Spain’s concentrated solar power association, Protermosolar has published a report that models a plan to achieve 85 per cent renewable energy by 2030 using a combination of wind, solar PV, and concentrated solar power (CSP) technologies.
The association believes would also reduce emissions by 92% by cutting coal and nuclear out of the electricity system altogether.
The report was developed in response to a similar report published by a “Committee of Experts” commissioned by the former conservative Spanish Government designed to inform the country’s Energy Transition and Climate Change Law, which minimised the role of renewable energy in favour of keeping coal and nuclear and scaling up combined-cycle gas generation.
The Protermosolar report – which was based not so much on computer models but on projections made from actual generation and demand data – posits a total of 106 GW worth of renewable energy, including 33 GW worth of wind, 25 GW of solar PV, 20 GW of CSP, and 5 GW of other renewable energies.
Another 23 GW worth of hydro and pumped-hydro, 15.8 GW worth of combined-cycle gas, and 8.5 GW of co-generation would fill out the total electricity mix.
Comparing the two reports, Protermosolar’s plan would see a 60% reduction of carbon emissions compared to the Committee of Experts plan (in other words, 60% reduction in emissions on top ofthe reductions proposed by the Committee of Experts), bringing the total carbon emissions reduction to 92%.
More specifically, carbon dioxide emissions would only reach 4,991 kt compared to the 12,593 kt projected by the Committee of Experts.
Additionally, the Committee of Experts plan would not actually meet the recently-approved European Union target of a 32% renewable energy contribution to total energy consumption.
However, the Protermosolar plan would not only meet the EU target but would also reduce the amount of annual curtailed renewable energy – from 4.6 terawatt-hours annually in the Committee of Experts plan to only 830 gigawatt-hours annually.
The trick was to decrease the amount of solar PV used in the Committee of Experts plan from around 47 GW down to a cap of 25, while scaling up CSP from its current level of 2.3 GW to 20 GW.
All of this would be combined with around 15 hours’ worth of thermal storage, which would store energy during the day and be fed back into the country’s electricity grid at night.
The plan also includes the expectation of “reasonable” improvements to the renewable energy technologies, resulting in a range of average costs – €20/MWh for hydro, €40/MWh for wind, €35/MWh for solar PV, and €55/MWh for CSP.
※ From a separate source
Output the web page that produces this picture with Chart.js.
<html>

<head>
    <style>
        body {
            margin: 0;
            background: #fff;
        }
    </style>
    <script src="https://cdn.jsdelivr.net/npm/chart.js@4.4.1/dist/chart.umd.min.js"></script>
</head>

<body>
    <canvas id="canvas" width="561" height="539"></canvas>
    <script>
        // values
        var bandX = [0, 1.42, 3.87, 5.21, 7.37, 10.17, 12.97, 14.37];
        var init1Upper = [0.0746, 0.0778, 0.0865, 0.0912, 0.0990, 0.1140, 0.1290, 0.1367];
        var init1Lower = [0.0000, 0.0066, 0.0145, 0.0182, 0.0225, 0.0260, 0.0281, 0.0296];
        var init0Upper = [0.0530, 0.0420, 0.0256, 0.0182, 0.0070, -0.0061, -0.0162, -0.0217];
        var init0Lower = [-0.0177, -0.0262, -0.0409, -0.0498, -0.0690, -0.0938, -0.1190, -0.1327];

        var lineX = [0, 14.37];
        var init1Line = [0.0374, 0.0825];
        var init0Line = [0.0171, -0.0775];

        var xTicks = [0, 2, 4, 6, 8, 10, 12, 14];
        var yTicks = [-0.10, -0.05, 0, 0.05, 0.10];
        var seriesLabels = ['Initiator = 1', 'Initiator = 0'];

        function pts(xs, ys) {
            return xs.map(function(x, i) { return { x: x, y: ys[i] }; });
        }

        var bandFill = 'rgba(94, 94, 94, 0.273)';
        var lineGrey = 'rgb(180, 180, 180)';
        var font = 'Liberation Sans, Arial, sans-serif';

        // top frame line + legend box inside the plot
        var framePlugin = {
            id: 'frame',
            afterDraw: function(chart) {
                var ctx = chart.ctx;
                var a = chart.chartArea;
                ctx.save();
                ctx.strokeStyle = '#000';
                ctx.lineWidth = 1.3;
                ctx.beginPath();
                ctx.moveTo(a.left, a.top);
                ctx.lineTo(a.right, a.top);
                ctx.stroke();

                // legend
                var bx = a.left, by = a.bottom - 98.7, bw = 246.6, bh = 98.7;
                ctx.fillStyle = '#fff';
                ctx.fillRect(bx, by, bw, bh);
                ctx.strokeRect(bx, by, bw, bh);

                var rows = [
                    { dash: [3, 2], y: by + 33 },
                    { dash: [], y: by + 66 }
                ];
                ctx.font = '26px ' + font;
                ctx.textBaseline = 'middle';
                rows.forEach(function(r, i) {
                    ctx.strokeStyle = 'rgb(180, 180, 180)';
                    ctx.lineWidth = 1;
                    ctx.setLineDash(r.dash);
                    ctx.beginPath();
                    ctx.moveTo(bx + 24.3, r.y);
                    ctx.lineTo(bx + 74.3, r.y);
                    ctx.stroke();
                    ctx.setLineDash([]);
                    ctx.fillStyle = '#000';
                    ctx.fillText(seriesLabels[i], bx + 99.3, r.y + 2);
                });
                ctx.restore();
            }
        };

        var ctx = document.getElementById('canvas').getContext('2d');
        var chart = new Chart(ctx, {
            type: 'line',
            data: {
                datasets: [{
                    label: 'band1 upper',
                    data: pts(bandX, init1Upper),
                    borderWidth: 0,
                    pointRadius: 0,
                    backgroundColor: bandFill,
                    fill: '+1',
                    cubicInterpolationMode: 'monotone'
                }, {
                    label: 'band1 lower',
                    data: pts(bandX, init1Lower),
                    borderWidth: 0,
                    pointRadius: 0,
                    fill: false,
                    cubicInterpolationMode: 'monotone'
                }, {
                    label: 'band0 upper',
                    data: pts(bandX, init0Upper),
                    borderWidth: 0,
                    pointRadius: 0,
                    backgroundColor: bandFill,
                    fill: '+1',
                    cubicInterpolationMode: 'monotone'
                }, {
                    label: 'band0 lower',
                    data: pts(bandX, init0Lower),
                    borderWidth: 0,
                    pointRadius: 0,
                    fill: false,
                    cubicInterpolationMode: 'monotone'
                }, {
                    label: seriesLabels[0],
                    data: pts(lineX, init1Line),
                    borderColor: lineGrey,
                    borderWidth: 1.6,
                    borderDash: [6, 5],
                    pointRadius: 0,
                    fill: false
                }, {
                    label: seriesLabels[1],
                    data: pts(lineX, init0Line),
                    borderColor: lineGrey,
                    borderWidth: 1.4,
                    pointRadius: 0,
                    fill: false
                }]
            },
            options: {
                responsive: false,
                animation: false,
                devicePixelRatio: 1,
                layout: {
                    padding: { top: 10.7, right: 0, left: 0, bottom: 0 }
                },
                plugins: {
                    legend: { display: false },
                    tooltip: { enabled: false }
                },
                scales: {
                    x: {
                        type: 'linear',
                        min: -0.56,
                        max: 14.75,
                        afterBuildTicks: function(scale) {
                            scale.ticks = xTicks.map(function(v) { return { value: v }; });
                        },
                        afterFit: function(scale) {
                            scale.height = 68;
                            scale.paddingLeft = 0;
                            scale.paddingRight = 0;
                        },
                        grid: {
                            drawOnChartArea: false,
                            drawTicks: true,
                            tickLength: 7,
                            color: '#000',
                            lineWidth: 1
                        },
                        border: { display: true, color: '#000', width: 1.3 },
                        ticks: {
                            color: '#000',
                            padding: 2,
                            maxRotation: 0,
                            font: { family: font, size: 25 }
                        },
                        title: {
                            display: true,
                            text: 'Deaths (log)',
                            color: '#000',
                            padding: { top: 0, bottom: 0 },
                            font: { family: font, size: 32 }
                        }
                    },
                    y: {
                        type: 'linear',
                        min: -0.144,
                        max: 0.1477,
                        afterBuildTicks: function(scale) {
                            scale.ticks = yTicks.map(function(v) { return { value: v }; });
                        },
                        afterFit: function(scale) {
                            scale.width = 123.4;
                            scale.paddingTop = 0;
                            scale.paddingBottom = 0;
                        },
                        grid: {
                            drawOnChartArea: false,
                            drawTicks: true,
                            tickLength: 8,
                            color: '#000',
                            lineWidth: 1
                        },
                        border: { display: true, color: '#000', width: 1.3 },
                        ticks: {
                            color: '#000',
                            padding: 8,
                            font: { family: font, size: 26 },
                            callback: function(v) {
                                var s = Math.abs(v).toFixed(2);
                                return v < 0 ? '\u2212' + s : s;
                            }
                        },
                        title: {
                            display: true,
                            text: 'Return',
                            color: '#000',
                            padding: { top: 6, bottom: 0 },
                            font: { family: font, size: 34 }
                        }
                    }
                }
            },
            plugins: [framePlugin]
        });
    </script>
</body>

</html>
GTM Research, who spoke to Protermosolar’s president, Dr. Luis Crespo Rodríguez, highlighted the unusually low expected cost for CSP, comparing it to Lazard’s most recent levelized-cost range of between $90 and $181/MWh (or between €77 to €155/MWh).
However, Rodríguez told GTM that he thought it was a reasonable expectation, and pointed to a recent project being developed by ACWA Power which was given a tariff of $73/MWh last September (or around €62/MWh), adding that “We think that with a 17-gigawatt market in Spain, having a price of €55 is not excessive.”
Protermosolar’s study shows that scaling up CSP capacity would not only help reduce emissions and provide the necessary electricity, it would also make a significant contribution to the Spanish economy – to the tune of €62,000 million, or €3.5 million per MW across 17.7 GW.
Construction of so much CSP would also create 88,500 jobs per year, and an additional 1,770 jobs per year for operations.